Materials provided:
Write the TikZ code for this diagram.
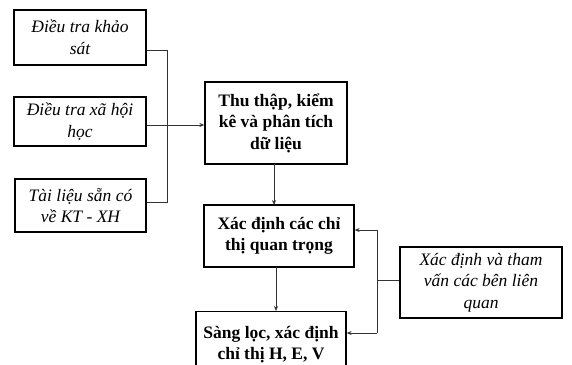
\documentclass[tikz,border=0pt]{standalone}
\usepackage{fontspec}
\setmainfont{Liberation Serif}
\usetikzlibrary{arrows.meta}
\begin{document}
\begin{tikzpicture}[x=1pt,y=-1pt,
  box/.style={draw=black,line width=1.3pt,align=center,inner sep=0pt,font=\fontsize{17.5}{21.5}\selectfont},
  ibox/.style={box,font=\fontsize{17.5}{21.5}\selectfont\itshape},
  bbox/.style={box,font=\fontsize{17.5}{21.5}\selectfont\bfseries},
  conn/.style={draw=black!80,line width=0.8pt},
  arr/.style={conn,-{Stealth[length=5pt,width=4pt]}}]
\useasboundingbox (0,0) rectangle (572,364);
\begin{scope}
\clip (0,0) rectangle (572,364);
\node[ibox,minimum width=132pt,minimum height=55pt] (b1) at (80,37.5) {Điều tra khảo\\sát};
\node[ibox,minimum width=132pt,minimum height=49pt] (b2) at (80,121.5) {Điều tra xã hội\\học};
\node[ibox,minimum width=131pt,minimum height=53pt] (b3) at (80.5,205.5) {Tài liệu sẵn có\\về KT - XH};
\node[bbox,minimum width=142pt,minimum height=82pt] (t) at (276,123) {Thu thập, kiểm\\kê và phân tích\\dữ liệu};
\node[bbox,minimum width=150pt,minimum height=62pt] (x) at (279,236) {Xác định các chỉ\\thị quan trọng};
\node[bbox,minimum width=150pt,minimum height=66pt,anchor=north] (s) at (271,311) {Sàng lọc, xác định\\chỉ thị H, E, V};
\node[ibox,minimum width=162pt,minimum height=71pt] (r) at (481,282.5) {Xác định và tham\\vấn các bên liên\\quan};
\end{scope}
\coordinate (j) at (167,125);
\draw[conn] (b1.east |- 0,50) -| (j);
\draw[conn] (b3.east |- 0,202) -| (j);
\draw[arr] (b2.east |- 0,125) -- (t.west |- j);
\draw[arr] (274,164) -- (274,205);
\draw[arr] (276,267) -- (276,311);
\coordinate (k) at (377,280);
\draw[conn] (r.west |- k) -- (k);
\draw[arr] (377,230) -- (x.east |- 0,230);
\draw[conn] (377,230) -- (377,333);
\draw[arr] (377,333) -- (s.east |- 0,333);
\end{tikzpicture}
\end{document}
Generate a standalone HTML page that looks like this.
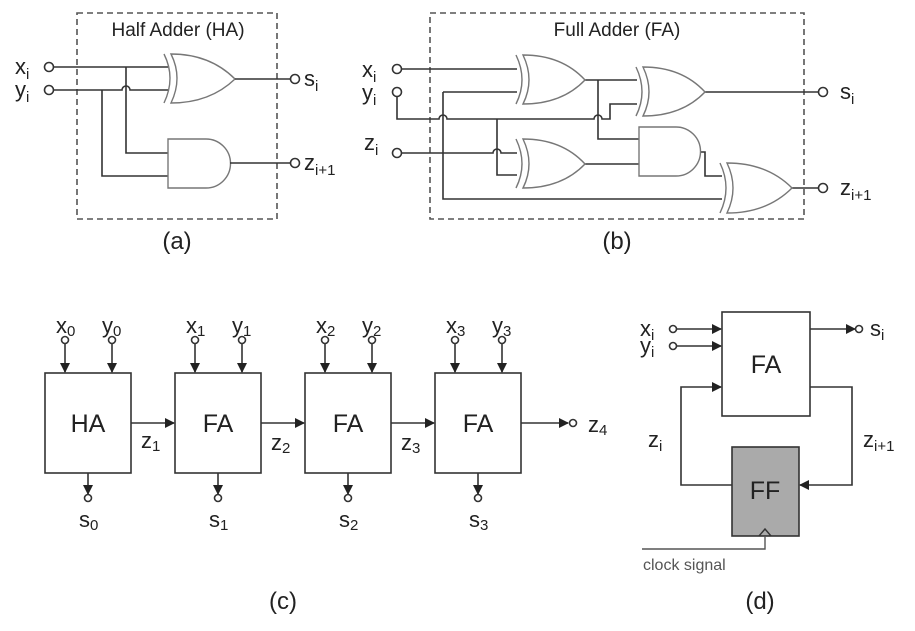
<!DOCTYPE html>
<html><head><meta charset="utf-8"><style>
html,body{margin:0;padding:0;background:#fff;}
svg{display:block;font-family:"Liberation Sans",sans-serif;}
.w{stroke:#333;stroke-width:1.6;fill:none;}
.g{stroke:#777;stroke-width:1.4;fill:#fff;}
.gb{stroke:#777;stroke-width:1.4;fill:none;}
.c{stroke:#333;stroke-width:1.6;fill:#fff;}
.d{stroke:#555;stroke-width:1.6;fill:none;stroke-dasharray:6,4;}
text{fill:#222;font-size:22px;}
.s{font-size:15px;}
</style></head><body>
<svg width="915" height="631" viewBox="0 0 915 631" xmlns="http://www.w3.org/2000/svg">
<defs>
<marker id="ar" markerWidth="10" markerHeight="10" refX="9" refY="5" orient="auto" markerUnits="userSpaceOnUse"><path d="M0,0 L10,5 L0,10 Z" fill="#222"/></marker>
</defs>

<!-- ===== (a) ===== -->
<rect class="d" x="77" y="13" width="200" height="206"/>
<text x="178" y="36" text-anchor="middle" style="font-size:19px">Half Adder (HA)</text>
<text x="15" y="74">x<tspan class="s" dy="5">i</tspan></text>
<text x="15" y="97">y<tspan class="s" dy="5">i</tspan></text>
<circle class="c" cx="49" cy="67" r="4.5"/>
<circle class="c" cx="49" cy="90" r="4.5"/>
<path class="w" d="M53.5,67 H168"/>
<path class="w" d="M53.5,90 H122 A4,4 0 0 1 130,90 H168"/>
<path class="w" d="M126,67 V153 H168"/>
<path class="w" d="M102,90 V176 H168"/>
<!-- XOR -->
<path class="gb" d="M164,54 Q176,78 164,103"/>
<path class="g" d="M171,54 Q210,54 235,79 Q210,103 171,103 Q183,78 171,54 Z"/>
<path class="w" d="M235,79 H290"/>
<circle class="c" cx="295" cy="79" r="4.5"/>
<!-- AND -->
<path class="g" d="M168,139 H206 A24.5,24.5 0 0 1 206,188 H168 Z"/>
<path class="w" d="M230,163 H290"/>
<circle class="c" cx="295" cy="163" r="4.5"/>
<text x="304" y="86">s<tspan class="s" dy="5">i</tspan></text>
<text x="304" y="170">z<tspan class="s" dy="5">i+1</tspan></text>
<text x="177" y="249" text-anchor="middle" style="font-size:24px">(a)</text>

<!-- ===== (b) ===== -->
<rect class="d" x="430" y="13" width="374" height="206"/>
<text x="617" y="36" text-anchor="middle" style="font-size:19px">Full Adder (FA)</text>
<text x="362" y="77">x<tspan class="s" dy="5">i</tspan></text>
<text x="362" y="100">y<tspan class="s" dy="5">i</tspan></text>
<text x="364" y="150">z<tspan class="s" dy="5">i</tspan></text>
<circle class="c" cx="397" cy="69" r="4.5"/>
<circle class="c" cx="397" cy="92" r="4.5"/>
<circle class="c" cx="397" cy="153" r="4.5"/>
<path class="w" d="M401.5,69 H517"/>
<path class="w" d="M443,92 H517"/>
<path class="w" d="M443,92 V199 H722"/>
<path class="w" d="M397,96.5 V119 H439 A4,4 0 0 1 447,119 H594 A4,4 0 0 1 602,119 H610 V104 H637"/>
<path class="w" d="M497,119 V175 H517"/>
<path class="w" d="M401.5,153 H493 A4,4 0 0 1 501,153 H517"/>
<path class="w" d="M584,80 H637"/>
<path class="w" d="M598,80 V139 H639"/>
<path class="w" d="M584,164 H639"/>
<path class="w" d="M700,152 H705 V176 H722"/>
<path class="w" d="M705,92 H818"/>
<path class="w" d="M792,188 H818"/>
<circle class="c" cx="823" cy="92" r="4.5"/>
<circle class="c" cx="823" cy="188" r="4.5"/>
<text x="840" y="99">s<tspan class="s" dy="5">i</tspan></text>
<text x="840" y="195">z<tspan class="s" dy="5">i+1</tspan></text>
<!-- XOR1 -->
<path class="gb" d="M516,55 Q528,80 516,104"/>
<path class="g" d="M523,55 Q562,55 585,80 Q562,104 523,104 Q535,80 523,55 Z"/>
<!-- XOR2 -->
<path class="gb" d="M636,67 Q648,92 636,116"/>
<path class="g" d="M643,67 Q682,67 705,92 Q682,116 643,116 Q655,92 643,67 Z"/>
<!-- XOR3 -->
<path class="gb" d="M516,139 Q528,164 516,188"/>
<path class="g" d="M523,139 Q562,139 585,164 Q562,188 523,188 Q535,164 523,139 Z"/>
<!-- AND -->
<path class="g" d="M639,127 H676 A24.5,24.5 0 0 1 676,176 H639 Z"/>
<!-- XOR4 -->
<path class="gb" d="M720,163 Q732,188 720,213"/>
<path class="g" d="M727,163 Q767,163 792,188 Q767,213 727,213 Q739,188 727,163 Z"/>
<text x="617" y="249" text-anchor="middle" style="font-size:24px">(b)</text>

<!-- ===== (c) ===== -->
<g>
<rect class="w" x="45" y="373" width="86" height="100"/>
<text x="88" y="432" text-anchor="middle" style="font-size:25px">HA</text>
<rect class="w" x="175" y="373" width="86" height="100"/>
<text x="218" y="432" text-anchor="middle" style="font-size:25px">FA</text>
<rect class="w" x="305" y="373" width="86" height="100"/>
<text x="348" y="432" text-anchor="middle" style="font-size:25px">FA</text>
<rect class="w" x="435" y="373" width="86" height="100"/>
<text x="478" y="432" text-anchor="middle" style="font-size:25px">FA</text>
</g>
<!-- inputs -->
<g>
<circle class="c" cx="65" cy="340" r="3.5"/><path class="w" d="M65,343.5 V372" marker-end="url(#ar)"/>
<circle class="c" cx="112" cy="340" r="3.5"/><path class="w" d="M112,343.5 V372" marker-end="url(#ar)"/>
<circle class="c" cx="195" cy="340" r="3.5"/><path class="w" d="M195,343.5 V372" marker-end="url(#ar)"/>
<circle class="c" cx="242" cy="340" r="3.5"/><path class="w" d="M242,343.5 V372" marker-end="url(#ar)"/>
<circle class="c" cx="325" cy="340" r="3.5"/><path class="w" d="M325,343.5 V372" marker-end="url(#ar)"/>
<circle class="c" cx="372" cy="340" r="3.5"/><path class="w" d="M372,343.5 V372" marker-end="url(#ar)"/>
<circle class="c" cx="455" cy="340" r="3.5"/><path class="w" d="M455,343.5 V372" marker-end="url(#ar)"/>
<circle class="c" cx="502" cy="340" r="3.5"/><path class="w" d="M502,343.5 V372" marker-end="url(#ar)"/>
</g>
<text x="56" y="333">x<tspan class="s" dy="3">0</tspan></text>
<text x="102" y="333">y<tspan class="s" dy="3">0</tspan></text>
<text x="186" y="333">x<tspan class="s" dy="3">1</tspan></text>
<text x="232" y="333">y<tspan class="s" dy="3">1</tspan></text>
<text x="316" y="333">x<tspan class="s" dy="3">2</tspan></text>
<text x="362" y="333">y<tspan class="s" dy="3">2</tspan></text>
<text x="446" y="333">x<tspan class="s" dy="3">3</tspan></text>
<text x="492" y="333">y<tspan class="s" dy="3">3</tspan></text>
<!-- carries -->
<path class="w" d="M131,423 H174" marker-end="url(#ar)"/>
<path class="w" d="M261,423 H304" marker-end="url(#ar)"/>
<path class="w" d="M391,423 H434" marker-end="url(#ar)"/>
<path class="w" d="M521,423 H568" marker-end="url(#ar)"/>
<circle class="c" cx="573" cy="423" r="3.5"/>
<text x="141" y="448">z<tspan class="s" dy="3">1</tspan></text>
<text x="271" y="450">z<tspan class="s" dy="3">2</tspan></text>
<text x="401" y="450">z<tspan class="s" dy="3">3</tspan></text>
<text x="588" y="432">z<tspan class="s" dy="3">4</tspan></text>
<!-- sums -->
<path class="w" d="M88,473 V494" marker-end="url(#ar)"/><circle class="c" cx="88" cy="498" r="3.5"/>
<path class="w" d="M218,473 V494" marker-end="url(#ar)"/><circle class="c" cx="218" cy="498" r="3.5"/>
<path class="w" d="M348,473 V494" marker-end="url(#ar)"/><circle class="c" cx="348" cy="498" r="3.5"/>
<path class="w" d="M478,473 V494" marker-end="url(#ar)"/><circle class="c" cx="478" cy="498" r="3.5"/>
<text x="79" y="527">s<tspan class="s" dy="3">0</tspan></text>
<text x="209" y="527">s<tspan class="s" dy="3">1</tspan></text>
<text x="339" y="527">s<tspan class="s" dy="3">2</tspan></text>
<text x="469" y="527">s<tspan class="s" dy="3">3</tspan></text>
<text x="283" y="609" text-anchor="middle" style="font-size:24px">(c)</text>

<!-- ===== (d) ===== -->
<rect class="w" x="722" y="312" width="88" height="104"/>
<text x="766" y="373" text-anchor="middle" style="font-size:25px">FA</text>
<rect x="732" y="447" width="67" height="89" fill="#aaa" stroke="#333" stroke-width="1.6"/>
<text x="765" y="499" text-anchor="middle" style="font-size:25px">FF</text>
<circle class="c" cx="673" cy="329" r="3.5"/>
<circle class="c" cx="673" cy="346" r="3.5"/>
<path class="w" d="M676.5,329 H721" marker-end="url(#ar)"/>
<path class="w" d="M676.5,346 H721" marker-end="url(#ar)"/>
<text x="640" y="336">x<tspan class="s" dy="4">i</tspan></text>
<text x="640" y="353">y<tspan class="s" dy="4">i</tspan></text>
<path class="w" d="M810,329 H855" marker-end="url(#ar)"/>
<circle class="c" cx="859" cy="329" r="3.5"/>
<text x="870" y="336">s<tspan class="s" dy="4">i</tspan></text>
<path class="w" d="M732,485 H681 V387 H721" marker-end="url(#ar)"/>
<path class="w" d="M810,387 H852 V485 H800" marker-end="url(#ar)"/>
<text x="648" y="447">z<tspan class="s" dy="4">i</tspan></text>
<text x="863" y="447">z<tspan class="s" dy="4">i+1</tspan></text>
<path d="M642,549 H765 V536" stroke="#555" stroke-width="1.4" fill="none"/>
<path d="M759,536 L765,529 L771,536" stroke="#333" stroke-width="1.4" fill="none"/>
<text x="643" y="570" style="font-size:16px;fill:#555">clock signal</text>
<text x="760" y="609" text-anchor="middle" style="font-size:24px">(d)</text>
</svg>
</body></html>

Exercise directions:
Where a line above contains the word "this", copy that line.

Task result:
Write the TikZ code for this diagram.
Generate a standalone HTML page that looks like this.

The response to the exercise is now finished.